Industrial ecology is one way to achieve a closed loop system and better maximize natural resources. The premise of industrial ecology is that one industry’s waste becomes another industry’s feedstock. Its design is predicated on ecological systems where one organism’s wastes become nutrients for another organism. Industrial ecology promotes material efficiency, life cycle thinking, and reduction of raw materials.
Where industrial ecology falls short is promoting the use of clean, safe materials. Many eco-industrial parks have been established whereby toxic materials are continuously exchanged amongst the participating industries. Once industries have set up a closed loop system, whereby they are reliant on each other, there is little incentive to use cleaner, safer materials that might not work within the current design of the system. The use of nontoxic materials needs to be prioritized when the eco-industrial park is established, so industries can help each other become more sustainable.

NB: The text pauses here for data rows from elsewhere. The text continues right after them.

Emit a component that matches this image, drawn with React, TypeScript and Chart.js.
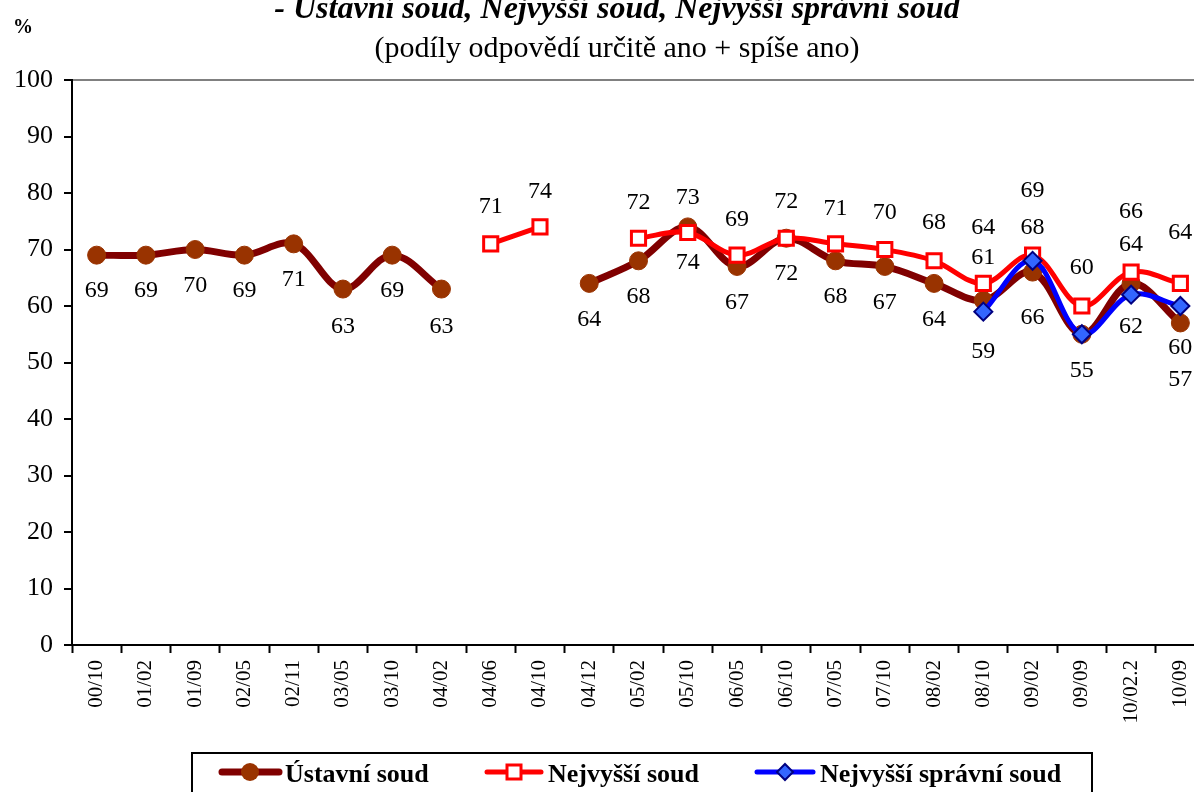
import React, { useEffect, useRef } from "react";
import { Chart, registerables } from "chart.js";

Chart.register(...registerables);

const FONT = "'Liberation Serif', 'Times New Roman', serif";

const categories = [
  "00/10", "01/02", "01/09", "02/05", "02/11", "03/05", "03/10", "04/02",
  "04/06", "04/10", "04/12", "05/02", "05/10", "06/05", "06/10", "07/05",
  "07/10", "08/02", "08/10", "09/02", "09/09", "10/02.2", "10/09",
];

const ustavniSoud = [69, 69, 70, 69, 71, 63, 69, 63, null, null, 64, 68, 74, 67, 72, 68, 67, 64, 61, 66, 55, 64, 57];
const nejvyssiSoud = [null, null, null, null, null, null, null, null, 71, 74, null, 72, 73, 69, 72, 71, 70, 68, 64, 69, 60, 66, 64];
const nejvyssiSpravniSoud = [null, null, null, null, null, null, null, null, null, null, null, null, null, null, null, null, null, null, 59, 68, 55, 62, 60];

// data label vertical offsets (px) relative to point, null = no label
const ustavniLabelDy = [36, 36, 36, 36, 36, 38, 36, 38, null, null, 36, 36, 36, 36, 36, 36, 36, 36, -43, 46, 36, -39, 57];
const nejvyssiLabelDy = [null, null, null, null, null, null, null, null, -37, -35, null, -35, -35, -35, -36, -35, -37, -38, -56, -64, -38, -60, -51];
const nssLabelDy = [null, null, null, null, null, null, null, null, null, null, null, null, null, null, null, null, null, null, 40, -33, null, 32, 42];

const yTicks = [0, 10, 20, 30, 40, 50, 60, 70, 80, 90, 100];

const titleText = "- Ústavní soud, Nejvyšší soud, Nejvyšší správní soud";
const subtitleText = "(podíly odpovědí určitě ano + spíše ano)";
const legendNames = ["Ústavní soud", "Nejvyšší soud", "Nejvyšší správní soud"];

const labelOffsets = [ustavniLabelDy, nejvyssiLabelDy, nssLabelDy];

const dataLabelPlugin = {
  id: "dataLabels",
  afterDatasetsDraw(chart: any) {
    const ctx = chart.ctx;
    ctx.save();
    ctx.font = `24px ${FONT}`;
    ctx.fillStyle = "#000";
    ctx.textAlign = "center";
    ctx.textBaseline = "middle";
    chart.data.datasets.forEach((ds: any, di: number) => {
      const meta = chart.getDatasetMeta(di);
      ds.data.forEach((v: number | null, i: number) => {
        const dy = labelOffsets[di][i];
        if (v == null || dy == null) return;
        const el = meta.data[i];
        ctx.fillText(String(v), el.x, el.y + dy);
      });
    });
    ctx.restore();
  },
};

const decorPlugin = {
  id: "decor",
  afterDraw(chart: any) {
    const ctx = chart.ctx;
    ctx.save();
    // title
    ctx.fillStyle = "#000";
    ctx.textAlign = "center";
    ctx.textBaseline = "alphabetic";
    ctx.font = `italic bold 32px ${FONT}`;
    ctx.fillText(titleText, 617, 18);
    ctx.font = `30px ${FONT}`;
    ctx.fillText(subtitleText, 617, 57);
    ctx.font = `bold 20px ${FONT}`;
    ctx.fillText("%", 23, 33);

    // legend box
    ctx.strokeStyle = "#000";
    ctx.lineWidth = 2;
    ctx.strokeRect(192, 753, 900, 80);

    const ly = 772;
    ctx.lineCap = "round";
    // item 1
    ctx.strokeStyle = "#800000";
    ctx.lineWidth = 7;
    ctx.beginPath();
    ctx.moveTo(222, ly);
    ctx.lineTo(279, ly);
    ctx.stroke();
    ctx.fillStyle = "#993300";
    ctx.beginPath();
    ctx.arc(250, ly, 9, 0, Math.PI * 2);
    ctx.fill();
    // item 2
    ctx.strokeStyle = "#ff0000";
    ctx.lineWidth = 5;
    ctx.beginPath();
    ctx.moveTo(487, ly);
    ctx.lineTo(541, ly);
    ctx.stroke();
    ctx.fillStyle = "#fff";
    ctx.lineWidth = 3;
    ctx.fillRect(507, ly - 7, 14, 14);
    ctx.strokeRect(507, ly - 7, 14, 14);
    // item 3
    ctx.strokeStyle = "#0000ff";
    ctx.lineWidth = 5;
    ctx.beginPath();
    ctx.moveTo(757, ly);
    ctx.lineTo(813, ly);
    ctx.stroke();
    ctx.fillStyle = "#3366ff";
    ctx.strokeStyle = "#000080";
    ctx.lineWidth = 2;
    ctx.beginPath();
    ctx.moveTo(785, ly - 8);
    ctx.lineTo(793, ly);
    ctx.lineTo(785, ly + 8);
    ctx.lineTo(777, ly);
    ctx.closePath();
    ctx.fill();
    ctx.stroke();

    ctx.fillStyle = "#000";
    ctx.textAlign = "left";
    ctx.font = `bold 26px ${FONT}`;
    ctx.fillText(legendNames[0], 285, 782);
    ctx.fillText(legendNames[1], 548, 782);
    ctx.fillText(legendNames[2], 820, 782);
    ctx.restore();
  },
};

export default function App() {
  const ref = useRef<HTMLCanvasElement | null>(null);

  useEffect(() => {
    if (!ref.current) return;
    const chart = new Chart(ref.current, {
      type: "line",
      data: {
        labels: categories,
        datasets: [
          {
            label: legendNames[0],
            data: ustavniSoud,
            order: 3,
            borderColor: "#800000",
            borderWidth: 7,
            pointStyle: "circle",
            pointRadius: 9,
            pointBackgroundColor: "#993300",
            pointBorderColor: "#993300",
            pointBorderWidth: 1,
            tension: 0.35,
            spanGaps: false,
          },
          {
            label: legendNames[1],
            data: nejvyssiSoud,
            order: 2,
            borderColor: "#ff0000",
            borderWidth: 5,
            pointStyle: "rect",
            pointRadius: 10,
            pointBackgroundColor: "#ffffff",
            pointBorderColor: "#ff0000",
            pointBorderWidth: 3,
            tension: 0.35,
            spanGaps: false,
          },
          {
            label: legendNames[2],
            data: nejvyssiSpravniSoud,
            order: 1,
            borderColor: "#0000ff",
            borderWidth: 5,
            pointStyle: "rectRot",
            pointRadius: 9,
            pointBackgroundColor: "#3366ff",
            pointBorderColor: "#000080",
            pointBorderWidth: 2,
            tension: 0.35,
            spanGaps: false,
          },
        ],
      },
      options: {
        animation: false,
        responsive: false,
        layout: { padding: { left: 0, top: 80, right: 25, bottom: 0 } },
        plugins: {
          legend: { display: false },
          title: { display: false },
          tooltip: { enabled: false },
        },
        scales: {
          x: {
            type: "category",
            offset: true,
            afterFit: (s: any) => {
              s.height = 147;
            },
            grid: {
              offset: true,
              color: "rgba(0,0,0,0)",
              tickColor: "#000",
              tickLength: 8,
              tickWidth: 2,
            },
            border: { display: true, color: "#000", width: 2 },
            ticks: {
              autoSkip: false,
              minRotation: 90,
              maxRotation: 90,
              padding: 7,
              color: "#000",
              font: { family: FONT, size: 21 },
            },
          },
          y: {
            min: 0,
            max: 100,
            afterFit: (s: any) => {
              s.width = 72;
            },
            afterBuildTicks: (s: any) => {
              s.ticks = yTicks.map((v) => ({ value: v }));
            },
            grid: {
              color: (c: any) => (c.tick && c.tick.value === 100 ? "#808080" : "rgba(0,0,0,0)"),
              lineWidth: 2,
              tickColor: "#000",
              tickLength: 8,
              tickWidth: 2,
            },
            border: { display: true, color: "#000", width: 2 },
            ticks: {
              padding: 11,
              color: "#000",
              font: { family: FONT, size: 26 },
            },
          },
        },
      },
      plugins: [dataLabelPlugin, decorPlugin],
    } as any);
    return () => chart.destroy();
  }, []);

  return (
    <div style={{ position: "fixed", left: 0, top: 0, width: 1194, height: 792, overflow: "hidden", background: "#fff" }}>
      <canvas ref={ref} width={1230} height={792} style={{ display: "block", width: 1230, height: 792 }} />
    </div>
  );
}
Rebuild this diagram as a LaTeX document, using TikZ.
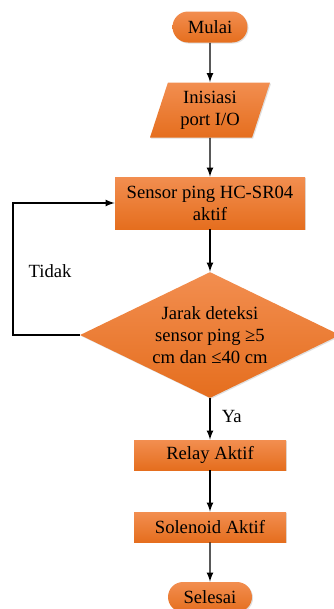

Industrial ecology at work………….
An industrial park in the town of Kalundbork, 80 miles west of Copenhagen in Denmark, was the first example of industrial ecology. The industrial park involves the cooperation of an electric power generating plant, an oil refinery, a biotechnology production plant, a plasterboard factory, a sulfuric acid producer, cement producers, local agriculture and horticulture, and district heating. The power station supplies the power to the pharmaceutical plant, refinery and district heating system. Gyproc, the wallboard producer, buys surplus gas from the refinery along with industrial gypsum, a byproduct of desulfurization process that makes the gas cleaner. In addition, fly ash from the power plant is used for cement-making and road building. The power plant also uses surplus heat for warming its own seawater fish farm. Sludge from the fish farm is used as fertilizer by local farmers.